Individual credits that meet our quality standards are then productized into ‘Rubicon Carbon Tonnes,’ or RCTs™, which allows us to offer customers diversification and active inventory management. We continue to monitor projects on an ongoing basis using satellite imagery and other technologies for additional quality assurance.




Voluntary carbon market

Why do carbon credits matter?

According to the IPCC, to meet the 1.5 degree Celsius Paris Agreement goal by 2050, the world must reduce greenhouse gas (GHG) emissions and remove greenhouse gases from the atmosphere. In addition to decarbonization efforts, corporations must also offset their emissions to meet voluntary and regulatory commitments and the demands of their stakeholders. Corporations can accelerate climate action at any stage of their sustainability journey by procuring carbon credits that finance carbon removal and reduction projects.

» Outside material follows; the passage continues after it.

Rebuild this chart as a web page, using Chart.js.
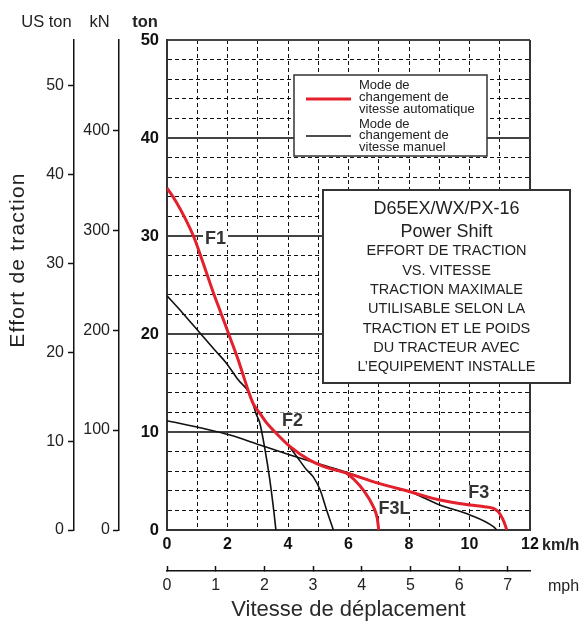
<!DOCTYPE html>
<html>
<head>
<meta charset="utf-8">
<script src="https://cdn.jsdelivr.net/npm/chart.js@4.4.1/dist/chart.umd.min.js"></script>
<style>
  html, body { margin: 0; padding: 0; background: #fff; }
  canvas { display: block; }
</style>
</head>
<body>
<canvas id="effortChart" width="583" height="626"></canvas>
<script>
// mode automatique (rouge) : enveloppe F1 -> F2 -> F3
const autoVitesse = [0, 0.3, 0.6, 0.9, 1.2, 1.5, 1.8, 2.1, 2.35, 2.55, 2.7, 2.85, 3.07, 3.3, 3.57, 4.07, 4.73, 5.17, 5.94, 7.0, 8.03, 9.02, 10.02, 10.5, 10.79, 10.97, 11.1, 11.19, 11.23];
const autoEffort  = [34.9, 33.5, 31.8, 29.8, 27.2, 24.5, 22.0, 19.5, 17.4, 15.5, 14.1, 12.9, 11.9, 10.9, 10.0, 8.5, 7.1, 6.5, 5.8, 4.76, 3.91, 3.06, 2.55, 2.38, 2.2, 1.8, 1.1, 0.4, 0];
// branche F3L automatique
const autoF3LVitesse = [5.94, 6.2, 6.49, 6.82, 6.95, 7.0];
const autoF3LEffort  = [5.8, 5.1, 4.08, 2.38, 1.2, 0];
// mode manuel (noir)
const manF1Vitesse = [0, 0.5, 1.09, 1.6, 1.97, 2.36, 2.69, 2.82, 2.94, 3.07, 3.24, 3.4, 3.54, 3.6];
const manF1Effort  = [23.9, 22.2, 20.1, 18.3, 17.0, 15.3, 14.1, 13.1, 11.9, 10.9, 8.2, 5.1, 1.7, 0];
const manF2Vitesse = [4.0, 4.29, 4.6, 4.84, 5.06, 5.28, 5.5];
const manF2Effort  = [8.7, 7.5, 6.2, 5.4, 4.1, 2.0, 0];
const manF3Vitesse = [0, 1.09, 2.08, 3.07, 4.07, 4.95, 5.94, 7.0, 8.03, 9.02, 10.02, 10.79, 10.9];
const manF3Effort  = [11.15, 10.44, 9.69, 8.67, 7.65, 6.8, 5.9, 4.76, 3.9, 2.55, 1.53, 0.34, 0];

// graduations des axes secondaires
const usTonTicks = [0, 10, 20, 30, 40, 50];
const kNTicks = [0, 100, 200, 300, 400];
const mphTicks = [0, 1, 2, 3, 4, 5, 6, 7];

const rapportLabels = ["F1", "F2", "F3L", "F3"];
const legendeAuto = ["Mode de", "changement de", "vitesse automatique"];
const legendeManuel = ["Mode de", "changement de", "vitesse manuel"];
const encadreTitre = ["D65EX/WX/PX-16", "Power Shift"];
const encadreTexte = ["EFFORT DE TRACTION", "VS. VITESSE", "TRACTION MAXIMALE", "UTILISABLE SELON LA",
  "TRACTION ET LE POIDS", "DU TRACTEUR AVEC", "L\u2019EQUIPEMENT INSTALLE"];

const FONT = "'Liberation Sans', Arial, Helvetica, sans-serif";
const ROUGE = "#e3202b";
const toPts = (xs, ys) => xs.map((x, i) => ({ x: x, y: ys[i] }));
const fixTicks = vals => s => { s.ticks = vals.map(v => ({ value: v })); };

function serie(data, color, width, order) {
  return {
    data: data, xAxisID: "x", yAxisID: "y",
    borderColor: color, borderWidth: width, pointRadius: 0,
    fill: false, cubicInterpolationMode: "monotone", order: order
  };
}

// textes et encadres dessines par dessus la grille
const annotations = {
  id: "annotations",
  beforeDatasetsDraw(chart) {
    const ctx = chart.ctx;
    ctx.save();
    ctx.font = "bold 18px " + FONT;
    ctx.textAlign = "center";
    ctx.textBaseline = "alphabetic";
    const pos = [[215.5, 238], [292.5, 419.5], [394.5, 507.5], [478.8, 492]];
    rapportLabels.forEach((t, i) => {
      const w = ctx.measureText(t).width;
      ctx.fillStyle = "#fff";
      ctx.fillRect(pos[i][0] - w / 2 - 2, pos[i][1] - 7, w + 4, 14);
      ctx.fillStyle = "#333";
      ctx.fillText(t, pos[i][0], pos[i][1] + 6.4);
    });
    ctx.restore();
  },
  afterDraw(chart) {
    const ctx = chart.ctx;
    ctx.save();
    ctx.fillStyle = "#222";
    ctx.textBaseline = "alphabetic";

    // en-tetes des axes
    ctx.textAlign = "center";
    ctx.font = "16.5px " + FONT;
    ctx.fillText("US ton", 46.5, 26.7);
    ctx.fillText("kN", 99.5, 26.7);
    ctx.font = "bold 16.5px " + FONT;
    ctx.fillText("ton", 145, 26.7);
    ctx.textAlign = "left";
    ctx.font = "bold 16px " + FONT;
    ctx.fillText("km/h", 542, 550);
    ctx.font = "16px " + FONT;
    ctx.fillText("mph", 548, 591);

    // titre vertical
    ctx.save();
    ctx.translate(24, 260);
    ctx.rotate(-Math.PI / 2);
    ctx.textAlign = "center";
    ctx.font = "21px " + FONT;
    ctx.letterSpacing = "1.2px";
    ctx.fillText("Effort de traction", 0, 0);
    ctx.restore();

    // legende
    ctx.fillStyle = "#fff";
    ctx.fillRect(294, 75, 193, 81);
    ctx.strokeStyle = "#333";
    ctx.lineWidth = 1.5;
    ctx.strokeRect(294, 75, 193, 81);
    ctx.lineWidth = 3;
    ctx.strokeStyle = ROUGE;
    ctx.beginPath(); ctx.moveTo(306, 99); ctx.lineTo(351, 99); ctx.stroke();
    ctx.lineWidth = 1.5;
    ctx.strokeStyle = "#111";
    ctx.beginPath(); ctx.moveTo(306, 136); ctx.lineTo(351, 136); ctx.stroke();
    ctx.fillStyle = "#222";
    ctx.font = "13px " + FONT;
    ctx.textAlign = "left";
    ctx.textBaseline = "middle";
    legendeAuto.forEach((t, i) => ctx.fillText(t, 359, 85.5 + i * 11.8));
    legendeManuel.forEach((t, i) => ctx.fillText(t, 359, 124 + i * 11.8));

    // encadre
    ctx.fillStyle = "#fff";
    ctx.fillRect(323, 190, 247, 193);
    ctx.strokeStyle = "#333";
    ctx.lineWidth = 2;
    ctx.strokeRect(323, 190, 247, 193);
    ctx.fillStyle = "#222";
    ctx.textAlign = "center";
    ctx.textBaseline = "alphabetic";
    ctx.font = "18px " + FONT;
    ctx.fillText(encadreTitre[0], 446.5, 214.4);
    ctx.fillText(encadreTitre[1], 446.5, 237);
    ctx.font = "14.5px " + FONT;
    encadreTexte.forEach((t, i) => ctx.fillText(t, 446.5, 255.3 + i * 19.3));
    ctx.restore();
  }
};

const ctx = document.getElementById("effortChart").getContext("2d");
new Chart(ctx, {
  type: "line",
  data: {
    datasets: [
      serie(toPts(autoVitesse, autoEffort), ROUGE, 3, 0),
      serie(toPts(autoF3LVitesse, autoF3LEffort), ROUGE, 3, 0),
      serie(toPts(manF1Vitesse, manF1Effort), "#111", 1.6, 1),
      serie(toPts(manF2Vitesse, manF2Effort), "#111", 1.6, 1),
      serie(toPts(manF3Vitesse, manF3Effort), "#111", 1.6, 1)
    ]
  },
  options: {
    responsive: false,
    animation: false,
    devicePixelRatio: 1,
    layout: { padding: { top: 40, right: 53, left: 0, bottom: 0 } },
    plugins: { legend: { display: false }, tooltip: { enabled: false } },
    scales: {
      x: {
        type: "linear", position: "bottom", min: 0, max: 12, weight: 0,
        afterFit: s => { s.height = 41; },
        ticks: {
          stepSize: 1, autoSkip: false, maxRotation: 0, padding: 5, color: "#111",
          font: { family: FONT, size: 16, weight: "bold" },
          callback: v => (v % 2 === 0 ? v : "")
        },
        grid: {
          drawTicks: false,
          color: c => (c.tick && (c.tick.value === 0 || c.tick.value === 12) ? "#333" : "#111"),
          lineWidth: c => (c.tick && (c.tick.value === 0 || c.tick.value === 12) ? 2 : 1)
        },
        border: { color: "#333", width: 2, dash: c => (c.tick && c.tick.value !== 0 && c.tick.value !== 12 ? [4, 3] : []) }
      },
      mph: {
        type: "linear", position: "bottom", min: 0, max: 12 / 1.609344, weight: 1,
        afterFit: s => { s.height = 55; },
        afterBuildTicks: fixTicks(mphTicks),
        ticks: {
          autoSkip: false, maxRotation: 0, padding: 10, color: "#222",
          font: { family: FONT, size: 16 }
        },
        grid: { drawOnChartArea: false, tickLength: -5, tickColor: "#111", tickWidth: 1.5 },
        border: { color: "#111", width: 1.5 },
        title: {
          display: true, text: "Vitesse de d\u00e9placement", color: "#2a2a2a",
          font: { family: FONT, size: 22 }, padding: { top: 0, bottom: 3 }
        }
      },
      usTon: {
        type: "linear", position: "left", min: 0, max: 50 / 0.907185, weight: 3,
        afterFit: s => { s.width = 74; },
        afterBuildTicks: fixTicks(usTonTicks),
        ticks: { autoSkip: false, padding: 4, color: "#222", font: { family: FONT, size: 16 } },
        grid: { drawOnChartArea: false, tickLength: 6, tickColor: "#111", tickWidth: 1.5 },
        border: { color: "#111", width: 1.5 }
      },
      kN: {
        type: "linear", position: "left", min: 0, max: 50 * 9.80665, weight: 2,
        afterFit: s => { s.width = 45; },
        afterBuildTicks: fixTicks(kNTicks),
        ticks: { autoSkip: false, padding: 3, color: "#222", font: { family: FONT, size: 16 } },
        grid: { drawOnChartArea: false, tickLength: 6, tickColor: "#111", tickWidth: 1.5 },
        border: { color: "#111", width: 1.5 }
      },
      y: {
        type: "linear", position: "left", min: 0, max: 50, weight: 1,
        afterFit: s => { s.width = 48; },
        ticks: {
          stepSize: 2, autoSkip: false, padding: 8, color: "#111",
          font: { family: FONT, size: 16.5, weight: "bold" },
          callback: v => (v % 10 === 0 ? v : "")
        },
        grid: {
          drawTicks: false,
          color: c => (c.tick && c.tick.value % 10 === 0 ? "#444" : "#111"),
          lineWidth: c => (c.tick && c.tick.value % 10 === 0 ? 2 : 1)
        },
        border: { color: "#333", width: 2, dash: c => (c.tick && c.tick.value % 10 !== 0 ? [4, 3] : []) }
      }
    }
  },
  plugins: [annotations]
});
</script>
</body>
</html>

In alignment with the Oxford Offsetting Principles, while decarbonization is a critical first step, carbon credits also play an essential role in removing and avoiding greenhouse gas emissions at scale. When used correctly, carbon credits accelerate our journey to net zero and limit the impacts of climate change by funding vital carbon reduction and removal projects globally.

A carbon credit represents one metric tonne of CO2 avoided or captured from the environment, a specific project, a specific location, and a specific year.